С. С. Соломко. «Писец». 1910 г.

На сказках, песнях, духовных стихах и легендах воспитывался русский народ, не только простой, но и люди высшего слоя. Мамушки да нянюшки тешили своих питомцев и питомиц в боярских хоромах народными

песнями да сказками; сказочники или бахари занимали ими взрослых людей в досужее время, а сладкоречивые странники и богомолки своими сказаниями услаждали в теремах благочестивых боярынь и боярышень…

Духовные лица и книжные люди вообще относились к народной двоеверной поэзии враждебно, и книжная словесность шла своим особенным путем. Первое место вслед за богослужебными книгами занимали учительные книги, заключавшие собрания различных поучений. Сборники эти носили названия Златоустов, Измарагдов, Златоструев и т. п. Затем важное значение имели собрания житий святых (например, Четьи минеи, собранные еще митрополитом Макарием, Киево-Печерский патерик). Были еще так называемые «Пчелы», сборники статей не только религиозного содержания, но и различных рассуждений, например, о правде, о богатстве и убожестве и пр., Хронографы, заключавшие в себе исторические сказания греческих летописцев. Эти книги по большей части содержали в себе переводы или заимствования из византийской литературы; но были и свои чисто русские хронографы или летописи. Их набралось так много, что понадобилось делать из них выборки и своды, таковы – Степенная книга и свод летописей, сделанный по приказу Никона. В XVI в. вместо летописи являются «разрядные записки», сюда заносились сведения о важных придворных событиях, о службе бояр и проч. Взамен летописных сказаний являются исторические записки («Записки…» князя Курбского, «Сказание об осаде Троицкой лавры» Палицына, «Сочинение…» Котошихина). Боярин Матвеев со своими сотрудниками в посольском приказе составил «Государственную большую книгу», где указывалось, с какими окрестными государями христианскими и мусульманскими были русские в ссылках, т. е. в сношениях, и какие титлы писаны. В этой же книге были нарисованы парсуны (портреты) государей и гербы. Такая история имела, конечно, большое значение для посольского приказа. В таком же роде дьяк Грибоедов составил «Историю, сиречь повесть или сказание вкратце о благочестно державствующих и святопочивших боговенчанных царях и великих князях, иже в Российстей земли богоугодно державствующих…».

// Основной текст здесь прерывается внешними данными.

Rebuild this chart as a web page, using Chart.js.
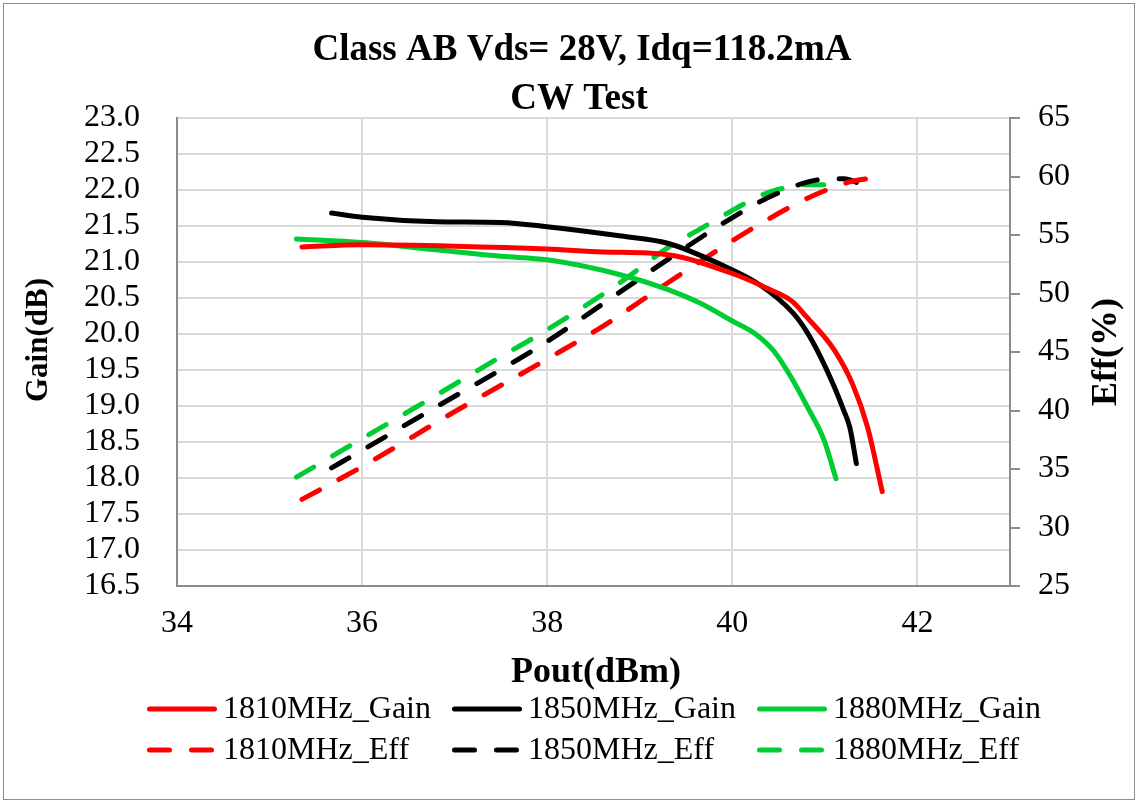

Кроме книг религиозных, поучительных и исторических, являются на Руси так называемые «потешные книги». Это были по большей части иноземные повести и сказки, сначала заходившие к русским в южнославянских переводах (т. е. болгарских и сербских), а в XVII в. более всего чрез Польшу. Так, например, любимым чтением грамотных русских людей были сказания об Александре Македонском; зашли к русским и рыцарские романы в переделках, так, например, явились сказки о Бове-королевиче (рыцарь Буово д'Антона). Переведены были басни Эзопа; сборники нравоучительных повестей «Дела римские» (Festa romanorum), собрания анекдотов, смешных рассказов, шуток (смехотворные повести).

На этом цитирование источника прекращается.